Il est des demandes de rapport qui en disent long sur les finalités réelles des parlementaires qui en prennent l’initiative…
En effet, alors que le régime de retraite des fonctionnaires, garanti par l’État, a déjà connu – et en peu de temps – des modifications importantes, cet article 21 A va plus loin en prévoyant la création d’un rapport destiné à évaluer l’opportunité et les contraintes d’une caisse de retraite des fonctionnaires de l’État.
Naturellement, nous ne sommes pas opposés à ce que le système de retraite des fonctionnaires soit transparent. Mais la transparence des régimes n’est pas la seule finalité de ce projet. On peut même craindre qu’elle ne soit qu’une finalité marginale face à un objectif resté secret : participer insidieusement, petit à petit, à la casse du statut de la fonction publique, notamment de la fonction publique d’État.

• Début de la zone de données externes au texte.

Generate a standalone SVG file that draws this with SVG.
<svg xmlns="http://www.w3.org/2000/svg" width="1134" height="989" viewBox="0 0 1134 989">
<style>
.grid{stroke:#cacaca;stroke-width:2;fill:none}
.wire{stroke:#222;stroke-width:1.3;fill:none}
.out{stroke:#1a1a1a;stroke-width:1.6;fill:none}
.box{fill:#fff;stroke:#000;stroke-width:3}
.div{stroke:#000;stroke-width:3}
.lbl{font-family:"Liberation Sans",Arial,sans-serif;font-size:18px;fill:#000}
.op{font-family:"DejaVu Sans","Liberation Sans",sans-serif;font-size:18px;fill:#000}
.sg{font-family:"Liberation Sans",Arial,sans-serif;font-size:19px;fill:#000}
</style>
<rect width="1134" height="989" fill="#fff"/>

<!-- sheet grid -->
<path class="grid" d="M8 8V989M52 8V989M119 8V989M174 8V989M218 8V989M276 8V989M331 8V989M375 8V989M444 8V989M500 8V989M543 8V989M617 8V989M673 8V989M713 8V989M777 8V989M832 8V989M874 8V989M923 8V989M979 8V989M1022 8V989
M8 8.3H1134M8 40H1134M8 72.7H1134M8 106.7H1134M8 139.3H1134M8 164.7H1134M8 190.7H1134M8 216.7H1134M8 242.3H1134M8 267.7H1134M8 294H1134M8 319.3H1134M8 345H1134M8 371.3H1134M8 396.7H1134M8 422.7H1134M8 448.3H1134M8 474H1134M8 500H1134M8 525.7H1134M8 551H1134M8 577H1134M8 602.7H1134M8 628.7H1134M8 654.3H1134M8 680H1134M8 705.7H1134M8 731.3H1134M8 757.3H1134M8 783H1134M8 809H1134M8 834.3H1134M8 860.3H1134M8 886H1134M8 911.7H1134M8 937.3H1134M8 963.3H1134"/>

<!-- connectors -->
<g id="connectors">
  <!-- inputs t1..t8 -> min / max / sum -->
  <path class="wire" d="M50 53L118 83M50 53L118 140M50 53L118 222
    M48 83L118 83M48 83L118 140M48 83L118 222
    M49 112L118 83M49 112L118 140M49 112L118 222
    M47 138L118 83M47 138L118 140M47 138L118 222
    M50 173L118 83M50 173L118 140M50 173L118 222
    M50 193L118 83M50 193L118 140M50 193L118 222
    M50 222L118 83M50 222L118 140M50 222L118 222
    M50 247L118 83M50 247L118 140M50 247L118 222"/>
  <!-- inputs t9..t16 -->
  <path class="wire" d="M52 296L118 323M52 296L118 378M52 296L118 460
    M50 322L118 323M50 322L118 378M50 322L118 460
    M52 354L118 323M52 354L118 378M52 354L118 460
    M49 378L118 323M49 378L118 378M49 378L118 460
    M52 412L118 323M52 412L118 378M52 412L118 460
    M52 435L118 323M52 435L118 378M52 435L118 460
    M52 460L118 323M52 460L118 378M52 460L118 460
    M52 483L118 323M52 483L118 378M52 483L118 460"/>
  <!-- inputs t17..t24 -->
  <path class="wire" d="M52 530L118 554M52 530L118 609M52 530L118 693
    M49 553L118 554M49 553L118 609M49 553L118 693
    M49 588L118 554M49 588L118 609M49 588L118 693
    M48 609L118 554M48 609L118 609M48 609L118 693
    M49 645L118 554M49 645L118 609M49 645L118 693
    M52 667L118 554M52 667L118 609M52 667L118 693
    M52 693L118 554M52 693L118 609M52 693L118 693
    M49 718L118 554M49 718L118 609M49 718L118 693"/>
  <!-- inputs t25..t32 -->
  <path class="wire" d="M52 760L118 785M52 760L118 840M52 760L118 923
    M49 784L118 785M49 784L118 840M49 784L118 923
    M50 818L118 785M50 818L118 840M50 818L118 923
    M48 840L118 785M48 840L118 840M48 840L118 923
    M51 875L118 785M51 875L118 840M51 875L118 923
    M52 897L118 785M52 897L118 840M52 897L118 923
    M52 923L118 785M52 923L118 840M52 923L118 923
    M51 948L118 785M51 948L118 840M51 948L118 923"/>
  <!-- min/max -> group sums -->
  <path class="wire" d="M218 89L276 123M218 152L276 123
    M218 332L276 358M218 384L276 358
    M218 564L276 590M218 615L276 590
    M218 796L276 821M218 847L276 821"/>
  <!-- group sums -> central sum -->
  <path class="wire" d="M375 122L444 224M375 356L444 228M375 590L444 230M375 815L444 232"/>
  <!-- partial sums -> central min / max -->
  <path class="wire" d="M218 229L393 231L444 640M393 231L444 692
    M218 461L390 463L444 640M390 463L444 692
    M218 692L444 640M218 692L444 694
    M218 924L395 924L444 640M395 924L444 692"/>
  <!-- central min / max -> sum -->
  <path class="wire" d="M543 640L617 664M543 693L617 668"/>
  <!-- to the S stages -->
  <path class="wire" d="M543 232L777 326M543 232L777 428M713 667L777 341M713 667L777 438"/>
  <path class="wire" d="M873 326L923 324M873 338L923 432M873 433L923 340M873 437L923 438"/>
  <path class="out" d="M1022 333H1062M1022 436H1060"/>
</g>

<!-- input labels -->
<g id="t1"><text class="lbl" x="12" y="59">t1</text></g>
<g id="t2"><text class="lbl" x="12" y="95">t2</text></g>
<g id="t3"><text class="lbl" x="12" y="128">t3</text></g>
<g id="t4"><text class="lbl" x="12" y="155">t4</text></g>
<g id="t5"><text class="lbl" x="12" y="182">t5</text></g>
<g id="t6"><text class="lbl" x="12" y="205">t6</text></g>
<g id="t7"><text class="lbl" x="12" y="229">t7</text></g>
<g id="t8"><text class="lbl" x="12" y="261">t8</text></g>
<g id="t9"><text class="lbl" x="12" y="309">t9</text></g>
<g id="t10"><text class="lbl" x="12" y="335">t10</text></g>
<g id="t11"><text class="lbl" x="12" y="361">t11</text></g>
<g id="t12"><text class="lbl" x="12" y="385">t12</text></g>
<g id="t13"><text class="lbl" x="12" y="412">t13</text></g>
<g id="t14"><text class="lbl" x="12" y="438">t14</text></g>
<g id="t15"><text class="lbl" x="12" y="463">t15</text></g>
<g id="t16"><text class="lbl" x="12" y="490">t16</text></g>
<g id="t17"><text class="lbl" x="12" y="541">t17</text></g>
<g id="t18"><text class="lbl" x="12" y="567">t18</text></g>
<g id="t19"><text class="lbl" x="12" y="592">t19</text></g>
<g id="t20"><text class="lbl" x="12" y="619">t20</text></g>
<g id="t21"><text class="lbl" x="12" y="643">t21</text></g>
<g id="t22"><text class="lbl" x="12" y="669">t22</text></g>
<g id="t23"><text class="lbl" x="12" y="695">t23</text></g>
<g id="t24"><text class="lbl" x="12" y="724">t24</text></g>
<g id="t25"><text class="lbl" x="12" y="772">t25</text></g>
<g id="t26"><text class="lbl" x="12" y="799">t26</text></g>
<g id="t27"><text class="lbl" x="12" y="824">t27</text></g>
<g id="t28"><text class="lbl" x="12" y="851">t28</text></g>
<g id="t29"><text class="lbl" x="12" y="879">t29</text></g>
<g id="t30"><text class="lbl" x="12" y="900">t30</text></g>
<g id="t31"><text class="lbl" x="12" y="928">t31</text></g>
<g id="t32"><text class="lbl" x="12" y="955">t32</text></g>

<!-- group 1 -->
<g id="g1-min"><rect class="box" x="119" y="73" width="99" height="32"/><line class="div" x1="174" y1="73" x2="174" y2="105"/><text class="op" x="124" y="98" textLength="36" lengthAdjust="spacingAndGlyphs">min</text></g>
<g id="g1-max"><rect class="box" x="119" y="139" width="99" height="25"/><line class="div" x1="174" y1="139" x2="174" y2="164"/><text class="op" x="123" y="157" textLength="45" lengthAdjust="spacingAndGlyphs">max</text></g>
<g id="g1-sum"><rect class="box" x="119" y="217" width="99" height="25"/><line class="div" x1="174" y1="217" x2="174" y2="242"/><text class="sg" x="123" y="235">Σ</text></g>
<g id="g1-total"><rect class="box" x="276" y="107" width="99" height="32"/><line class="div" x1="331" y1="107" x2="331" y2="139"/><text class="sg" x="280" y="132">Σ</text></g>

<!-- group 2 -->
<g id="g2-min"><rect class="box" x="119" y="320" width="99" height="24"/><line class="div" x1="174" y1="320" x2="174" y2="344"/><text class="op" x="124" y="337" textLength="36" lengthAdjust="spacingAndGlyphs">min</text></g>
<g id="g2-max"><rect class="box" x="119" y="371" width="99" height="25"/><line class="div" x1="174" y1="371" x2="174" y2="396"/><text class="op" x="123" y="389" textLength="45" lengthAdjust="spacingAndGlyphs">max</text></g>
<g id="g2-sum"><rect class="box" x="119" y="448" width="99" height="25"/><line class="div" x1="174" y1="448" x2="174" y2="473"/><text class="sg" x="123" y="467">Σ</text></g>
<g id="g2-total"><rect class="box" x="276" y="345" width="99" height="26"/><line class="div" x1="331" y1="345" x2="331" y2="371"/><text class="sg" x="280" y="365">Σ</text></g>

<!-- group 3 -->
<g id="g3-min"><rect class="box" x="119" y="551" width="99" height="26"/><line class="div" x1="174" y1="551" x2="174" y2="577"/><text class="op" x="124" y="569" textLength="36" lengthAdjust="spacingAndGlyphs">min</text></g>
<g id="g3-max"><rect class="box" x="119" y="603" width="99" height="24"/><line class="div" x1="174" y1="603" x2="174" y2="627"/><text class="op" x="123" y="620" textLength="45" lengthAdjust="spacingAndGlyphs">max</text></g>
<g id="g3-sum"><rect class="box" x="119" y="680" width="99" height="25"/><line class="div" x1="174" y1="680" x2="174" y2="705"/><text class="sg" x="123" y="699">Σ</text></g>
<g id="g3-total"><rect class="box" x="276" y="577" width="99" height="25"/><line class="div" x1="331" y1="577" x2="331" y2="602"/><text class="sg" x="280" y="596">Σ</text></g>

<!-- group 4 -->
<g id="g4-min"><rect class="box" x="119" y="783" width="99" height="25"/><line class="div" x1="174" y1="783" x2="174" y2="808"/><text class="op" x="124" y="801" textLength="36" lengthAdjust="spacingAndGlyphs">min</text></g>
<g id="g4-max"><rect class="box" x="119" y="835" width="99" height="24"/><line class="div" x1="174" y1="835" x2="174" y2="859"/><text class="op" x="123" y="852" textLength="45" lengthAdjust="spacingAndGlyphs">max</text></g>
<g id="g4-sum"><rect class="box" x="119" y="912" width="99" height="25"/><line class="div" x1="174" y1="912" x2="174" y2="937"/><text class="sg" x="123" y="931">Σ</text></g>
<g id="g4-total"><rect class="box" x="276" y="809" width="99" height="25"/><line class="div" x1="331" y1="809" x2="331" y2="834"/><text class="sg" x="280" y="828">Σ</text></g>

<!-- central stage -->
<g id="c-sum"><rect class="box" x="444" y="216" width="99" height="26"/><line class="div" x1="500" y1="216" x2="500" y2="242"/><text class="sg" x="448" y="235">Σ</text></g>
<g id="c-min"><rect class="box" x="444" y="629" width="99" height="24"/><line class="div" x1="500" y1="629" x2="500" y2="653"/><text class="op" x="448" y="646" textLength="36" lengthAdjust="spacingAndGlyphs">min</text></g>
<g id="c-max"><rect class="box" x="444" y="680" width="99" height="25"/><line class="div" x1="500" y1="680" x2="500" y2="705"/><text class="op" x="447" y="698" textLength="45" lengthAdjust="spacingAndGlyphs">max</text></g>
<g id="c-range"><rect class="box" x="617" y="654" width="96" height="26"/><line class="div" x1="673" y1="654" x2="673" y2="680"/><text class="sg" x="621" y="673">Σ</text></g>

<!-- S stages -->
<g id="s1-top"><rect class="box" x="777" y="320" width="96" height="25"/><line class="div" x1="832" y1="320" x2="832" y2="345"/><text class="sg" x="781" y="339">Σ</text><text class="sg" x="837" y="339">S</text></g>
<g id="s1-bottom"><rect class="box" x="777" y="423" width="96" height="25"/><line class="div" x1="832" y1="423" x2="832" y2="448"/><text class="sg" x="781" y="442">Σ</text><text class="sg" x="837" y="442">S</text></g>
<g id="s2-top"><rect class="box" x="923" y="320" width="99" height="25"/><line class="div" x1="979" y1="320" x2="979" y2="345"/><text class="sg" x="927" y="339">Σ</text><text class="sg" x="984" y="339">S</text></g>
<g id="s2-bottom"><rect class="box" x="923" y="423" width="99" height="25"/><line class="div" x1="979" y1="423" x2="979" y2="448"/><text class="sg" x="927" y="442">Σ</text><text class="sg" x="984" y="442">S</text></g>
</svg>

Cette idée n’est malheureusement pas nouvelle. Nous en avions déjà discuté en 2003 et les organisations syndicales avaient alors, et de manière très majoritaire, fait connaître leur opposition. D’ailleurs, monsieur le secrétaire d’État, votre gouvernement l’avait refusée, comme il l’avait refusée en 2009, à l’occasion de la création du Service des retraites de l’État.
Présentée par vous-même, cette proposition de créer une caisse spécifique de retraite des fonctionnaires de l’État a été unanimement repoussée le 25 mai 2010 par les organisations syndicales de la fonction publique. Vous avez alors annoncé que vous renonciez à cette création.
J’ai donc été surprise, tout comme les organisations syndicales, en découvrant qu’un député UMP, sans doute bien inspiré ou bien conseillé, avait déposé un amendement, devenu l’article 21 A du projet de loi, que nous examinons en cet instant.
Mais les organisations syndicales furent aussi très surprises par les propos que vous avez tenus à l’occasion de la discussion à l’Assemblée nationale de cet amendement. Je vous cite, monsieur le secrétaire d’État : « […] lors de la discussion que, à la demande de M. Éric Woerth, j’ai engagée avec les syndicats sur le sujet, ceux-ci nous ont fait savoir qu’ils ne souhaitaient pas siéger au conseil d’administration d’une telle caisse ».
Mais, monsieur Tron, les organisations syndicales n’ont pas dit qu’elles ne souhaitaient pas siéger à cette caisse : elles se sont opposées à sa création !
Comme elles, nous considérons que l’institution d’une telle caisse porterait un coup supplémentaire au code des pensions civiles et militaires de retraite et, au-delà, au statut de la fonction publique, que vous ne cessez de remettre en cause.
Actuellement, les salaires et les pensions forment un seul élément du budget de l’État, ce qui garantit aux fonctionnaires le montant de leurs pensions. Avec la création de cette caisse, la retraite des agents ne figurerait plus dans les engagements de l’État. Elle serait soumise à des ressources non garanties dépendant de l’équilibre entre le nombre d’actifs cotisant et le nombre de pensionnés. Or, avec les destructions massives d’emplois publics – révision générale des politiques publiques oblige ! –, cet équilibre est menacé, ce qui pourrait conduire à une baisse mécanique des pensions.
Tout ce qui précède illustre bien la volonté du Gouvernement de casser notre système de retraite. Pour ce qui nous concerne, nous le défendrons pied à pied, en continuant, comme nous le faisons depuis le début du débat, à être une force de proposition alternative.